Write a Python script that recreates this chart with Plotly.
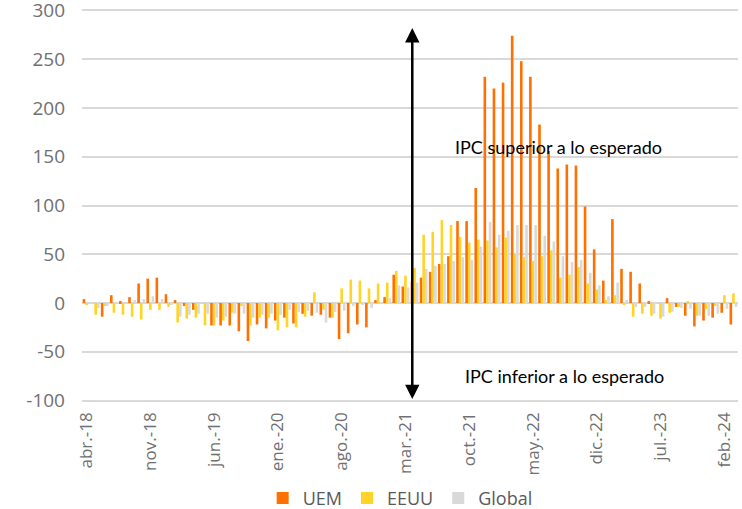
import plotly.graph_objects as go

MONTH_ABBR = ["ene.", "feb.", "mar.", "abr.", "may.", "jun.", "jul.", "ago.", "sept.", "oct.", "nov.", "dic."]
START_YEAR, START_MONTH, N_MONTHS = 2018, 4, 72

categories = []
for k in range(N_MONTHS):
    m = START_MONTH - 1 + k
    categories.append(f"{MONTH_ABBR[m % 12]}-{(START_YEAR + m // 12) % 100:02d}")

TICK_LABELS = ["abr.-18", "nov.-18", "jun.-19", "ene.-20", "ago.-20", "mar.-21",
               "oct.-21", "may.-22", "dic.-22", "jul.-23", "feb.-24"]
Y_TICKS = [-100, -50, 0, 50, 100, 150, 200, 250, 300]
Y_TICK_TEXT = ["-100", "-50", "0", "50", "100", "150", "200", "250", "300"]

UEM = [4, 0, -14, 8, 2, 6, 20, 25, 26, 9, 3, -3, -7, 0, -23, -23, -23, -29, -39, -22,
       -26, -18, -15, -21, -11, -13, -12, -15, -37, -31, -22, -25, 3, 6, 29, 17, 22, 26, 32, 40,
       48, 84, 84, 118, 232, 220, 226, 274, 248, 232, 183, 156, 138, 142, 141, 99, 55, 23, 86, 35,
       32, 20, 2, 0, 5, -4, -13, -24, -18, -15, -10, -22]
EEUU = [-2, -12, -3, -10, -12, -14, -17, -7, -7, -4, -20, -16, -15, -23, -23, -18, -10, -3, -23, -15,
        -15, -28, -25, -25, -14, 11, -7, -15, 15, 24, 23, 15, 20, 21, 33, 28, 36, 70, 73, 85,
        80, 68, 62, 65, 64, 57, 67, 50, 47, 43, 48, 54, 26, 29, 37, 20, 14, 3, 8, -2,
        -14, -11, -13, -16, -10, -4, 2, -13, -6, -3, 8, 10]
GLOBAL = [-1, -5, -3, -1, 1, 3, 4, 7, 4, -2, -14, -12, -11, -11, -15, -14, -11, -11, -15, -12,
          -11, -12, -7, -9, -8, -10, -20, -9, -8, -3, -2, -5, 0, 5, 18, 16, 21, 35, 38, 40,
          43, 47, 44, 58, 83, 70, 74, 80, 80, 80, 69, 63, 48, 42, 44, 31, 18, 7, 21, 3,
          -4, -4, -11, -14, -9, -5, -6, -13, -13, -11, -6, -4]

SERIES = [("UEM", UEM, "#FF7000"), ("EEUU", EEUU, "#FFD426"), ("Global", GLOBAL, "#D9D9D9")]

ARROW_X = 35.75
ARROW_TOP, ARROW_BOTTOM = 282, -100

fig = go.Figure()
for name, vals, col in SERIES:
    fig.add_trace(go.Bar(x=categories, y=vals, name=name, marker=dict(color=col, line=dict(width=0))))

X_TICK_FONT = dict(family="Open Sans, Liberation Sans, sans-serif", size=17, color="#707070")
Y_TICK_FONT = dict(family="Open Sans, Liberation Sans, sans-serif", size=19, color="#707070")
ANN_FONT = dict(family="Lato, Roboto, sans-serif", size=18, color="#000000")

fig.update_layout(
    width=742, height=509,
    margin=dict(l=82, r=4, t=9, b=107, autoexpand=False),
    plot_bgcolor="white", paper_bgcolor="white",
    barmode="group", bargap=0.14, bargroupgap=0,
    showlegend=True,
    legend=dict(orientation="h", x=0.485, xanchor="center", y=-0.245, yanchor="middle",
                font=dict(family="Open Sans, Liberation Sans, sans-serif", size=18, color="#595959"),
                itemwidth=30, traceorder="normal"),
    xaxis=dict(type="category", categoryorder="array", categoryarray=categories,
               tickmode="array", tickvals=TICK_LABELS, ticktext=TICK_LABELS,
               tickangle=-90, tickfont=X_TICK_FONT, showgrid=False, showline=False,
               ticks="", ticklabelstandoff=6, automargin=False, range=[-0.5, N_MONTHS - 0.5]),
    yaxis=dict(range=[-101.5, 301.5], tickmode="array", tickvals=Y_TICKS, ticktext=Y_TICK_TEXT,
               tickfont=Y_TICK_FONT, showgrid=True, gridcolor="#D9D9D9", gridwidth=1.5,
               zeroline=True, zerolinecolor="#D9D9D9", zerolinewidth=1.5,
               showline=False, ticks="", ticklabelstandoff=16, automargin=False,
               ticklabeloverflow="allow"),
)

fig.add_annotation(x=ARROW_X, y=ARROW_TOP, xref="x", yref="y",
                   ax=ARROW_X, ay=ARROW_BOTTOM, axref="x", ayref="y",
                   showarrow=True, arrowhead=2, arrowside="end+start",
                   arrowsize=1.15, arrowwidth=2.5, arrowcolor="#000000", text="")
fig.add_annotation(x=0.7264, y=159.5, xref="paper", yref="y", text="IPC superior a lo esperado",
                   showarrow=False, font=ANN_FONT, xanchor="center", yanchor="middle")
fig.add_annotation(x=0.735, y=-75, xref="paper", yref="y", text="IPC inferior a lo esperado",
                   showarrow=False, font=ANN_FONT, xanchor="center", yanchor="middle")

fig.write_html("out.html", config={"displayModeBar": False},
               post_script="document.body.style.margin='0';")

* * *

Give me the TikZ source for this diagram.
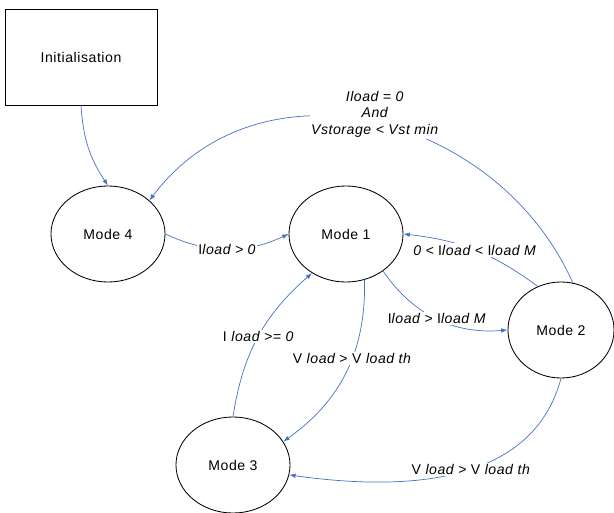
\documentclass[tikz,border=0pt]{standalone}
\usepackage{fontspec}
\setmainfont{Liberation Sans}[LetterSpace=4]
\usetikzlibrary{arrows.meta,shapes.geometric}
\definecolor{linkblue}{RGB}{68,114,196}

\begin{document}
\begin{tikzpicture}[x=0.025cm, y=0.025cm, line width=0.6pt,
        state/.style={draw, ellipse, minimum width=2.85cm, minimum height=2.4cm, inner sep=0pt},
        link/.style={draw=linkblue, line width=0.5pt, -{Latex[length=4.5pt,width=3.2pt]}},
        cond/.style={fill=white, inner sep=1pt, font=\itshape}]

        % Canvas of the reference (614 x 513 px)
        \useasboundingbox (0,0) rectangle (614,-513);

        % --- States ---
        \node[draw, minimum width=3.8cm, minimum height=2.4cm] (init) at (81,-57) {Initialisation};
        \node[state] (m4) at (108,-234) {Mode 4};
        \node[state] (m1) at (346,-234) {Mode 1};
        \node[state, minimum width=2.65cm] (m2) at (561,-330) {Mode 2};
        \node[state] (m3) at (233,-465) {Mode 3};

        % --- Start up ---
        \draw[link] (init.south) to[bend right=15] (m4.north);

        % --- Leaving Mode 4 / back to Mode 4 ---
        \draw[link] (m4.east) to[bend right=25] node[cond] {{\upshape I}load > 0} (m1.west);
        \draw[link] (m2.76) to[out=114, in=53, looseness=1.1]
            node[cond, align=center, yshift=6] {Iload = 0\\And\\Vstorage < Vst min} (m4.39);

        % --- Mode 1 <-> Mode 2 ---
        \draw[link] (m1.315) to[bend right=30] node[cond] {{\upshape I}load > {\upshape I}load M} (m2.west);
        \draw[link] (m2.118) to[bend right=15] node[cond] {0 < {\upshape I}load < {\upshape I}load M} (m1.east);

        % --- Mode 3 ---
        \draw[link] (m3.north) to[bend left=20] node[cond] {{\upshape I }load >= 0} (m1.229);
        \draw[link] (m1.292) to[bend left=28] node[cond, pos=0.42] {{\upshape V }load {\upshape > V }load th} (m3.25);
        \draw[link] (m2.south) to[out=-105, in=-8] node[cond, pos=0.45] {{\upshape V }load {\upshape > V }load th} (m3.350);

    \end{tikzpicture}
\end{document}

- PROBLEM REQUIREMENTS: State how many lines of the listing above include the word "this". Give nothing but the number.

- FINISHED TASK: 2